How do I make window functions faster on large analytics tables?

Start by reducing the number of rows and columns that reach the window step. Push filters earlier, pre-aggregate when raw detail is not needed, and make the PARTITION BY and ORDER BY keys as narrow and selective as possible.

Are CTEs always materialized in modern SQL engines?

No. Engine behavior differs, and many optimizers treat WITH clauses as a readability feature rather than a guaranteed cache. If a heavy CTE is referenced multiple times, verify the plan and consider a temp table or an engine-specific materialization hint.

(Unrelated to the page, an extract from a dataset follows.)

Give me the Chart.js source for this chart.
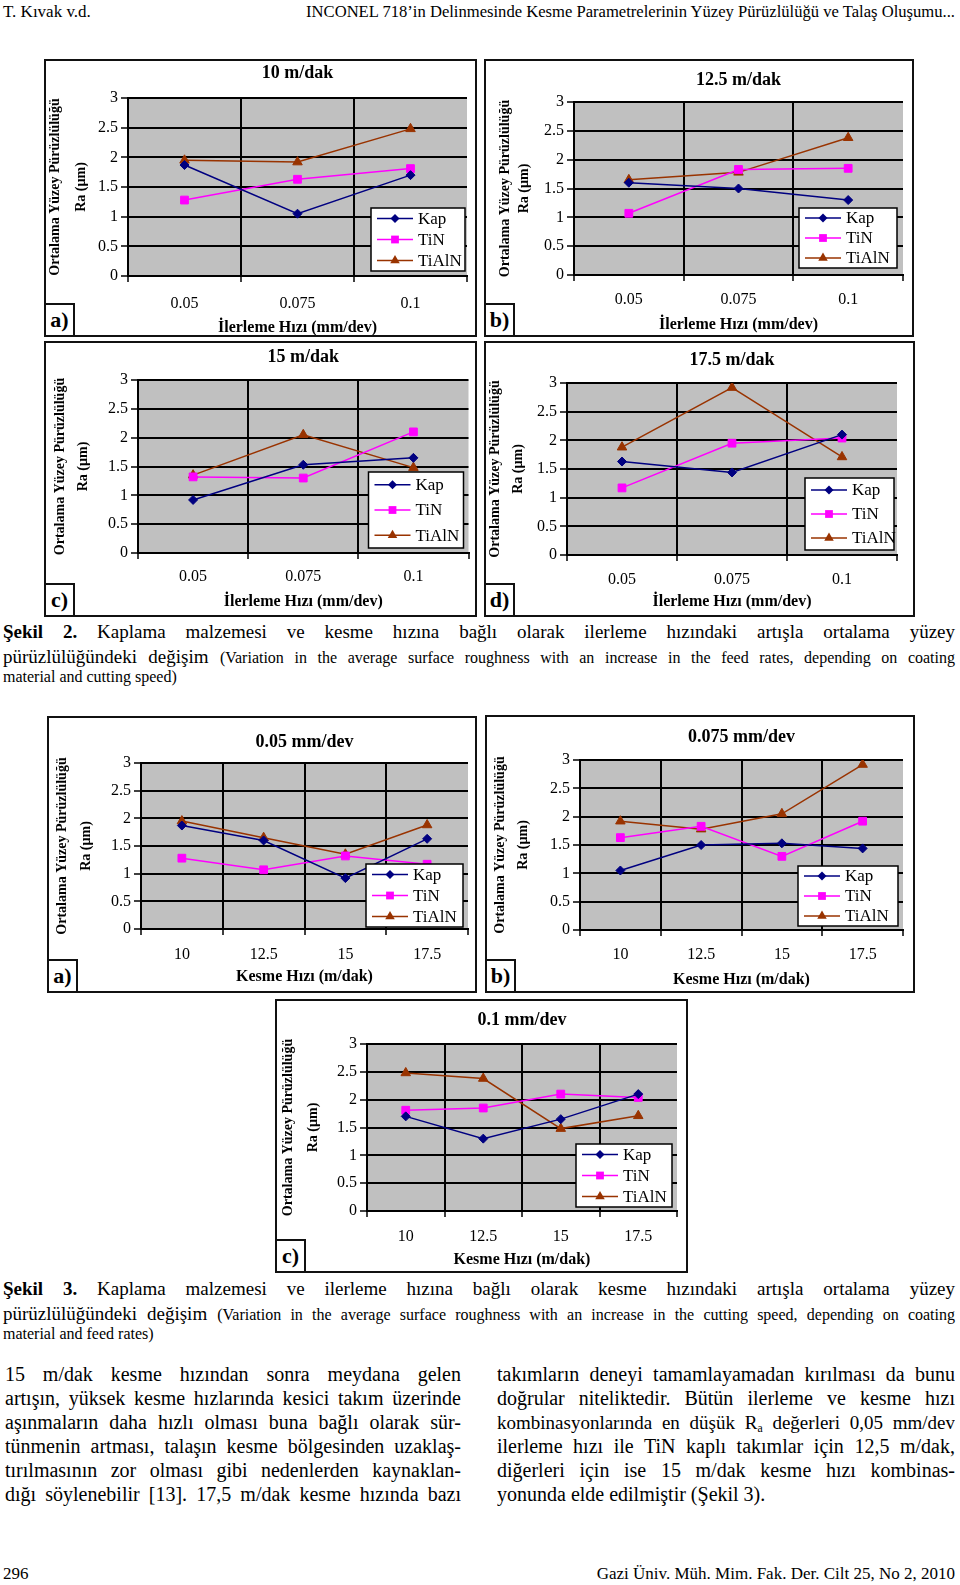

Why does LAST_VALUE return the wrong-looking result?

The issue is usually the window frame, not the function itself. Add an explicit ROWS frame, often ROWS BETWEEN UNBOUNDED PRECEDING AND UNBOUNDED FOLLOWING, when you want the final row from the whole partition.

When should I replace a self-join with LAG or LEAD?

Replace it when you are comparing each row to a prior or next row in the same business key. LAG and LEAD preserve row context without the join fan-out that often makes self-joins expensive.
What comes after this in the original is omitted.